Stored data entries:
***

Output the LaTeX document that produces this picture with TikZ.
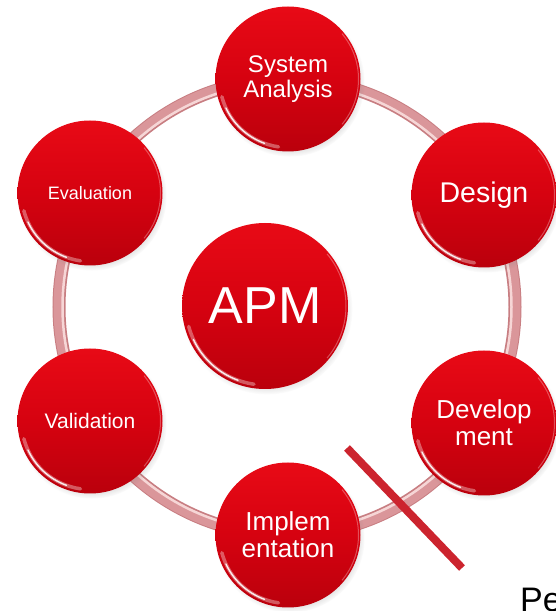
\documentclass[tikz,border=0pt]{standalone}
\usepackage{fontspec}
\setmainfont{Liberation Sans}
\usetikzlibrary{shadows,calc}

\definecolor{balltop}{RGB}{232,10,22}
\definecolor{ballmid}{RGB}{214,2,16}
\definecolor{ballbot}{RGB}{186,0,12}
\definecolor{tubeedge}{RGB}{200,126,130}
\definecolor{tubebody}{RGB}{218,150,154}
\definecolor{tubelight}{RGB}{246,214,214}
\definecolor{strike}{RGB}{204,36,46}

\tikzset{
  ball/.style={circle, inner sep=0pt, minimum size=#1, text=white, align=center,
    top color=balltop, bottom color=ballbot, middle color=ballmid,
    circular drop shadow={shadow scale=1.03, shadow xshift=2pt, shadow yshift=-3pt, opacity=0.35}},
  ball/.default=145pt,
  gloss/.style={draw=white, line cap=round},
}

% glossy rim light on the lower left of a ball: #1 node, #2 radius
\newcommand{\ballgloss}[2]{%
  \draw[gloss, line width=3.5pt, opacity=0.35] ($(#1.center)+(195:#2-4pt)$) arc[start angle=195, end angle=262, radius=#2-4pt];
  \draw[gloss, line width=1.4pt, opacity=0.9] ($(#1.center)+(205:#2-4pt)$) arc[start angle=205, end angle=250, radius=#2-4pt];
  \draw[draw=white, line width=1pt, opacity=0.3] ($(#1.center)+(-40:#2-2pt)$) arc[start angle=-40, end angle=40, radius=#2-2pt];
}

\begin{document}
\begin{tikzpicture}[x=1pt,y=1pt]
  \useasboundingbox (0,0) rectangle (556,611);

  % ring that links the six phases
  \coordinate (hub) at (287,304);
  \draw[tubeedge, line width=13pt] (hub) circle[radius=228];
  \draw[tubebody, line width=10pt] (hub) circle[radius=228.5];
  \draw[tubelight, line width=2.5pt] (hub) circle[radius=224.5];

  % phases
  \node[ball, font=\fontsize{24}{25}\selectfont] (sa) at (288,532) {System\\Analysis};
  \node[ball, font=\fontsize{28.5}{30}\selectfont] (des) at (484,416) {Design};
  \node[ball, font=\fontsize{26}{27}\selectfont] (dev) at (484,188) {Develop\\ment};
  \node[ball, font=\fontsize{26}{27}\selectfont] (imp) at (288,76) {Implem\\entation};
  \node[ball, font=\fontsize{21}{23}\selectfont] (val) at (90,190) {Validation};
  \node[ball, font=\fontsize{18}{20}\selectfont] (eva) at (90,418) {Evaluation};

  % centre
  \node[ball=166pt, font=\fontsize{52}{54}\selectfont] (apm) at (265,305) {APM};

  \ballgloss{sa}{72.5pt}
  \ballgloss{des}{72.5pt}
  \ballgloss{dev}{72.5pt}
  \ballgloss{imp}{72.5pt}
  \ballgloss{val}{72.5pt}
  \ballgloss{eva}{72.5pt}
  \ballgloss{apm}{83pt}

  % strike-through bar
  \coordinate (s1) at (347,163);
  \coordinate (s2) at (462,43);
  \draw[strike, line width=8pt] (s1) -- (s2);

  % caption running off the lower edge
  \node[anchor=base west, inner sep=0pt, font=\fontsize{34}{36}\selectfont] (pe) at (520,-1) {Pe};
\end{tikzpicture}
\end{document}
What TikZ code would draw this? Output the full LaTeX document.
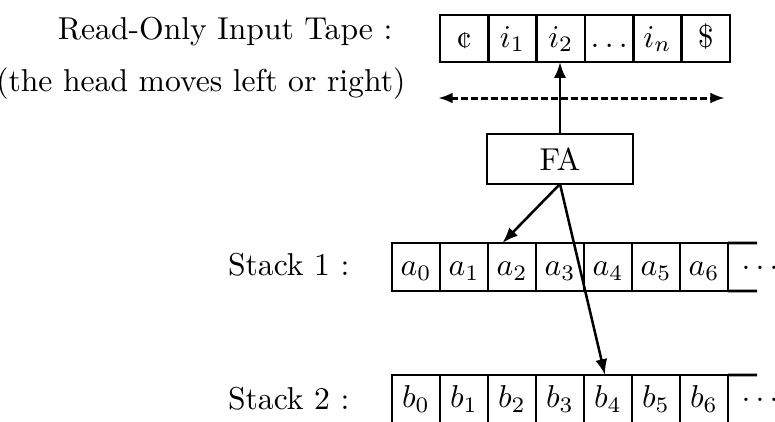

***

_PROBLEM DETAILS:_ Repeat the records above exactly, from the first line through the line containing "width=2.5pt] (hub) circle[radius=224.5];", and leave out the pictures.

_EXERCISE OUTPUT:_
Output the LaTeX document that produces this picture with TikZ.
\documentclass[tikz,border=0pt]{standalone}
\usepackage{fontspec}
\setmainfont{Liberation Sans}
\usetikzlibrary{shadows,calc}

\definecolor{balltop}{RGB}{232,10,22}
\definecolor{ballmid}{RGB}{214,2,16}
\definecolor{ballbot}{RGB}{186,0,12}
\definecolor{tubeedge}{RGB}{200,126,130}
\definecolor{tubebody}{RGB}{218,150,154}
\definecolor{tubelight}{RGB}{246,214,214}
\definecolor{strike}{RGB}{204,36,46}

\tikzset{
  ball/.style={circle, inner sep=0pt, minimum size=#1, text=white, align=center,
    top color=balltop, bottom color=ballbot, middle color=ballmid,
    circular drop shadow={shadow scale=1.03, shadow xshift=2pt, shadow yshift=-3pt, opacity=0.35}},
  ball/.default=145pt,
  gloss/.style={draw=white, line cap=round},
}

% glossy rim light on the lower left of a ball: #1 node, #2 radius
\newcommand{\ballgloss}[2]{%
  \draw[gloss, line width=3.5pt, opacity=0.35] ($(#1.center)+(195:#2-4pt)$) arc[start angle=195, end angle=262, radius=#2-4pt];
  \draw[gloss, line width=1.4pt, opacity=0.9] ($(#1.center)+(205:#2-4pt)$) arc[start angle=205, end angle=250, radius=#2-4pt];
  \draw[draw=white, line width=1pt, opacity=0.3] ($(#1.center)+(-40:#2-2pt)$) arc[start angle=-40, end angle=40, radius=#2-2pt];
}

\begin{document}
\begin{tikzpicture}[x=1pt,y=1pt]
  \useasboundingbox (0,0) rectangle (556,611);

  % ring that links the six phases
  \coordinate (hub) at (287,304);
  \draw[tubeedge, line width=13pt] (hub) circle[radius=228];
  \draw[tubebody, line width=10pt] (hub) circle[radius=228.5];
  \draw[tubelight, line width=2.5pt] (hub) circle[radius=224.5];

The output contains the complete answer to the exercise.